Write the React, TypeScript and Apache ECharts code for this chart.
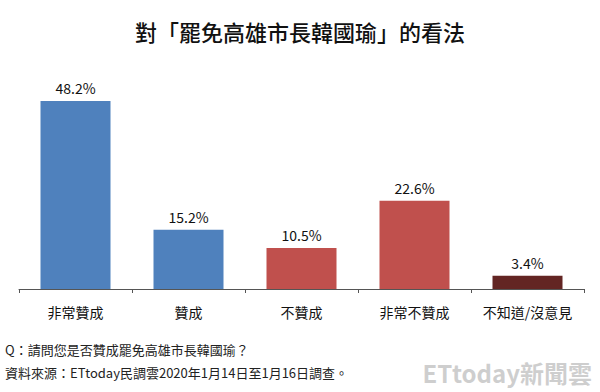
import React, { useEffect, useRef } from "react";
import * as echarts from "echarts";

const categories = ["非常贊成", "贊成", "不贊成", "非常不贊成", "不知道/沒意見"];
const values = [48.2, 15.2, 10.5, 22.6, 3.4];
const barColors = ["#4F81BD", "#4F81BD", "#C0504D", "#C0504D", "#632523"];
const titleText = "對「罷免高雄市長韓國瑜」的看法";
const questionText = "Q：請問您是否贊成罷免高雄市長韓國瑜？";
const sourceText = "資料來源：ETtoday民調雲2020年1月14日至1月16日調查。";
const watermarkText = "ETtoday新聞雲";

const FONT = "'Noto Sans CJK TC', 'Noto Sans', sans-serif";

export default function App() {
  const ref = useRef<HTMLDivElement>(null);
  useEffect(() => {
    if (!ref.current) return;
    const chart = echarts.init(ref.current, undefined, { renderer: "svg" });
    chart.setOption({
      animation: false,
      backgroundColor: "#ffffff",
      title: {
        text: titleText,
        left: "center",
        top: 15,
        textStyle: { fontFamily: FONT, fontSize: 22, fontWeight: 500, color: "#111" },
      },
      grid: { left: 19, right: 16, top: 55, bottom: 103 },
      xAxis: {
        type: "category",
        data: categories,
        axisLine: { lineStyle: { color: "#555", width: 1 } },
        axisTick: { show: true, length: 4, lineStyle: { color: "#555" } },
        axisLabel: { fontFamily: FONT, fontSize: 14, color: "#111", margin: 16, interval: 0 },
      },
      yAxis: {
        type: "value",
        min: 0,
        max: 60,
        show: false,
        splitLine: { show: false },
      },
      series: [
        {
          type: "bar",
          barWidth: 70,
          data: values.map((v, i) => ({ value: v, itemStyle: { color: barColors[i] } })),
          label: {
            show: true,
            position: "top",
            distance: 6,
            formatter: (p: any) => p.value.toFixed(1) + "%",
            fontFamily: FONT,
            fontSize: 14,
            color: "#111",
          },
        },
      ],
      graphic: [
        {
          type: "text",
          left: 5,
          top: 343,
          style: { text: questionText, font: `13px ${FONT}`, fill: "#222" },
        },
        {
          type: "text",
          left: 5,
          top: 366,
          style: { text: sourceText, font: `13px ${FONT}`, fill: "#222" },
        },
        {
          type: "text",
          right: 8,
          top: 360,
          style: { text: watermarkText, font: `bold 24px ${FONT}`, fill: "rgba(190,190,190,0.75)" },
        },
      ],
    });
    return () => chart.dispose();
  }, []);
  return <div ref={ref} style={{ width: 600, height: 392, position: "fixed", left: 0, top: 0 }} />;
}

--- EXERCISE BRIEF ---
Take the lines from the start of the material to the line with "import * as", both included, and transcribe them exactly without the pictures.

--- TASK SOLUTION ---
Write the React, TypeScript and Apache ECharts code for this chart.
import React, { useEffect, useRef } from "react";
import * as echarts from "echarts";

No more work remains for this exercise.